I did some tests and found that increase fifo size to more than 64 entries
had no significant effect on efficiency, however trigger code on the 64
entry fifo setting a trigger at 48 entries for selwakeup had a significant
effect:


The new figures

Aggregrate Sample Frequency          Percent Cpu Time

<2000 hz			      Negligible (1%-10%)
3500 hz				      15%
4000 hz				      Saturated

It is very curious, I can run AD_MICRO_PERIOD down to 280 us with 15% cpu,
so even running the user process rtprio, I can still log in to the machine
and there is no noticeable effect in performance for other things. (i.e.
it is still interactive)

However set AD_MICRO_PERIOD down another 30us to 250us and the CPU is
saturated, clearly a hardware limitation.

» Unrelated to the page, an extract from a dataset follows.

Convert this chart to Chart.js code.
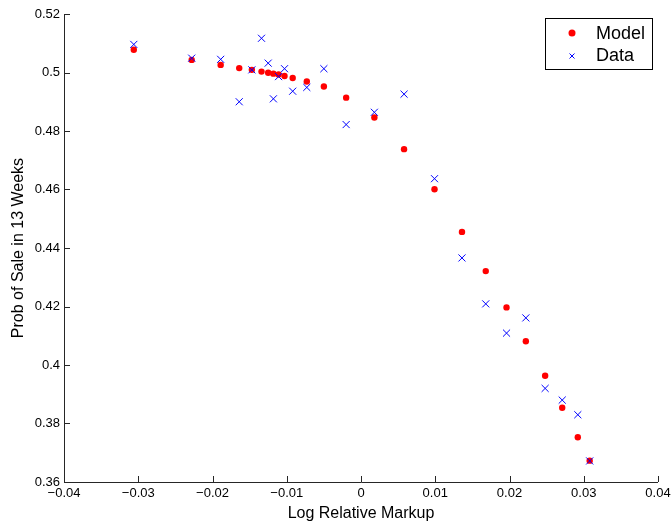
<!DOCTYPE html>
<html>
<head>
<meta charset="utf-8">
<script src="https://cdn.jsdelivr.net/npm/chart.js@4"></script>
<style>
  html, body { margin: 0; padding: 0; background: #fff; }
  #wrap { width: 671px; height: 523px; }
</style>
</head>
<body>
<div id="wrap"><canvas id="chart" width="671" height="523"></canvas></div>
<script>
// valores
const markup = [-0.0306, -0.0228, -0.0189, -0.0164, -0.0147, -0.0134, -0.0125, -0.0118, -0.0111,
  -0.0103, -0.0092, -0.0073, -0.0050, -0.0020, 0.0018, 0.0058, 0.0099, 0.0136, 0.0168,
  0.0196, 0.0222, 0.0248, 0.0271, 0.0292, 0.0308];
const modelProb = [0.5078, 0.5043, 0.5026, 0.5015, 0.5009, 0.5003, 0.4999, 0.4996, 0.4993,
  0.4988, 0.4981, 0.4969, 0.4952, 0.4914, 0.4846, 0.4738, 0.4601, 0.4455, 0.4321,
  0.4197, 0.4081, 0.3963, 0.3854, 0.3753, 0.3673];
const dataProb = [0.5096, 0.5049, 0.5045, 0.4900, 0.5009, 0.5117, 0.5032, 0.4910, 0.4986,
  0.5013, 0.4936, 0.4949, 0.5013, 0.4822, 0.4864, 0.4926, 0.4637, 0.4366, 0.4209,
  0.4109, 0.4161, 0.3920, 0.3880, 0.3830, 0.3672];
const xTicks = [-0.04, -0.03, -0.02, -0.01, 0, 0.01, 0.02, 0.03, 0.04];
const yTicks = [0.36, 0.38, 0.4, 0.42, 0.44, 0.46, 0.48, 0.5, 0.52];

const FONT = "'Liberation Sans', Arial, Helvetica, sans-serif";

function fmt(v) {
  const r = Math.round(v * 100) / 100;
  if (r === 0) return '0';
  return String(r).replace('-', '\u2212');
}

// ticks hacia dentro y leyenda dentro del area, estilo matlab
const matlabAxes = {
  id: 'matlabAxes',
  afterDraw(chart) {
    const ctx = chart.ctx;
    const a = chart.chartArea;
    const xs = chart.scales.x, ys = chart.scales.y;
    ctx.save();
    ctx.strokeStyle = '#262626';
    ctx.lineWidth = 1;
    ctx.beginPath();
    ctx.moveTo(a.left + 0.5, a.top);
    ctx.lineTo(a.left + 0.5, a.bottom + 0.5);
    ctx.lineTo(a.right, a.bottom + 0.5);
    xTicks.forEach(v => {
      const px = Math.round(xs.getPixelForValue(v)) + 0.5;
      ctx.moveTo(px, a.bottom);
      ctx.lineTo(px, a.bottom - 6);
    });
    yTicks.forEach(v => {
      const py = Math.round(ys.getPixelForValue(v)) + 0.5;
      ctx.moveTo(a.left, py);
      ctx.lineTo(a.left + 6, py);
    });
    ctx.stroke();

    // leyenda
    const bx = 545.5, by = 18.5, bw = 107, bh = 51;
    ctx.fillStyle = '#fff';
    ctx.fillRect(bx, by, bw, bh);
    ctx.strokeStyle = '#000';
    ctx.strokeRect(bx, by, bw, bh);
    ctx.fillStyle = '#ff0000';
    ctx.beginPath();
    ctx.arc(572, 33, 3.5, 0, Math.PI * 2);
    ctx.fill();
    ctx.strokeStyle = '#0000ff';
    ctx.beginPath();
    ctx.moveTo(569.5, 53.5); ctx.lineTo(574.5, 58.5);
    ctx.moveTo(574.5, 53.5); ctx.lineTo(569.5, 58.5);
    ctx.stroke();
    ctx.fillStyle = '#000';
    ctx.font = '18px ' + FONT;
    ctx.textBaseline = 'middle';
    ctx.textAlign = 'left';
    ctx.fillText('Model', 596, 34);
    ctx.fillText('Data', 596, 56);
    ctx.restore();
  }
};

new Chart(document.getElementById('chart'), {
  type: 'scatter',
  data: {
    datasets: [
      {
        label: 'Model',
        data: markup.map((x, i) => ({ x: x, y: modelProb[i] })),
        pointStyle: 'circle',
        pointRadius: 3.2,
        backgroundColor: '#ff0000',
        borderColor: '#ff0000',
        borderWidth: 0,
        order: 2
      },
      {
        label: 'Data',
        data: markup.map((x, i) => ({ x: x, y: dataProb[i] })),
        pointStyle: 'crossRot',
        pointRadius: 5,
        borderColor: '#0000ff',
        backgroundColor: '#0000ff',
        borderWidth: 1,
        order: 1
      }
    ]
  },
  options: {
    responsive: false,
    animation: false,
    layout: { padding: { top: 14, right: 13, left: 9, bottom: 0 } },
    plugins: {
      legend: { display: false },
      tooltip: { enabled: false }
    },
    scales: {
      x: {
        type: 'linear',
        min: -0.04,
        max: 0.04,
        afterBuildTicks: s => { s.ticks = xTicks.map(v => ({ value: v })); },
        afterFit: s => { s.height = 41; s.paddingRight = 0; s.paddingLeft = 0; },
        grid: { display: false, drawTicks: false },
        border: { display: false },
        ticks: {
          color: '#000',
          padding: 4,
          maxRotation: 0,
          font: { family: FONT, size: 13 },
          callback: v => fmt(v)
        },
        title: {
          display: true,
          text: 'Log Relative Markup',
          color: '#000',
          font: { family: FONT, size: 16 },
          padding: { top: 0, bottom: 0 }
        }
      },
      y: {
        type: 'linear',
        min: 0.36,
        max: 0.52,
        afterBuildTicks: s => { s.ticks = yTicks.map(v => ({ value: v })); },
        afterFit: s => { s.width = 55; },
        grid: { display: false, drawTicks: false },
        border: { display: false },
        ticks: {
          color: '#000',
          padding: 4,
          font: { family: FONT, size: 13 },
          callback: v => fmt(v)
        },
        title: {
          display: true,
          text: 'Prob of Sale in 13 Weeks',
          color: '#000',
          font: { family: FONT, size: 16 },
          padding: { top: 0, bottom: 4 }
        }
      }
    }
  },
  plugins: [matlabAxes]
});
</script>
</body>
</html>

Even huge fifos (x4 - x8) have
no effect on this.
 
The old figures
> 
> Aggregate Sample Frequency           Percent Cpu Time
> 
> 32 hz					2%
> 62.5 hz					3%
> 125 hz					6.2%
> 250 hz					12.5%
> 500 hz					25%
> 1000 hz					45%
> 2000 hz					90%
> 16000 hz 				Saturated But No Overruns
> 
> The performance is linear (below saturation) and the sample freq to
> percent cpu has a 99.9% correlation.  The equation:
> 
> %Cpu = 0.9477 + 0.044606*(Sample Freq)
> 
> Gives a very good approximation of %Cpu
> 
> I wonder just how much faster a PPro or Pentium is then a NexGen machine
> (this is in purely integer performance since I am not doing any
> calculations in the user process).